Grpa's Pumpkin Pie With Whipped Cream
Ready In: 1 hr
Serves: 8
Yields: 1 pie
Ingredients
- 1 1⁄4 cups canned pumpkin or 1 1⁄4 cups fresh pumpkin puree
- 3⁄4 cup sugar
- 1⁄2 teaspoon salt
- 1⁄4 teaspoon ground ginger
- 1 teaspoon ground cinnamon
- 1 teaspoon all-purpose flour
- 1 teaspoon allspice
- 2 eggs, lightly beaten
- 1 cup evaporated milk, undiluted
- 2 tablespoons water
- 1⁄2 teaspoon vanilla extract
- 1 (9 inch) unbaked pastry shells
- whipped cream or whipped topping, for garnish
Directions
- 1. Combine pumpkin, sugar, salt, spices, and flour in a medium mixing bowl.
- 2. Add eggs; mix well. Add evaporated milk, water, and vanilla; mix well.

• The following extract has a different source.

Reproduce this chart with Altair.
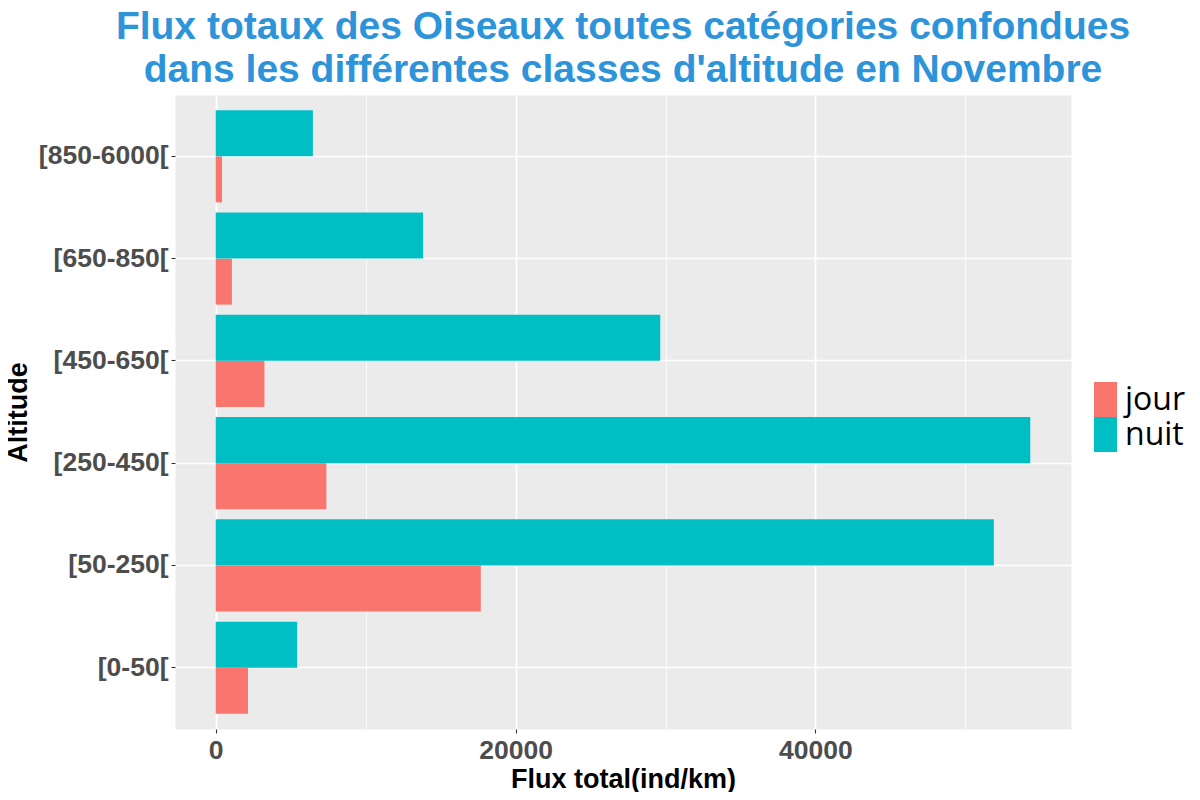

- 3. Pour into pastry-lined pie pan.
- 4. Bake at 400°F for 15 minutes; reduce heat to 350° and bake about 35 minutes longer, or until center is set.
- 5. Cool pie completely on wire rack. I used whipping cream on top.
- The middle didn't seem to set very well the first time I tried it, so I popped the second one in for about 20 minutes more and it turned out lovely! So test it with a toothpick.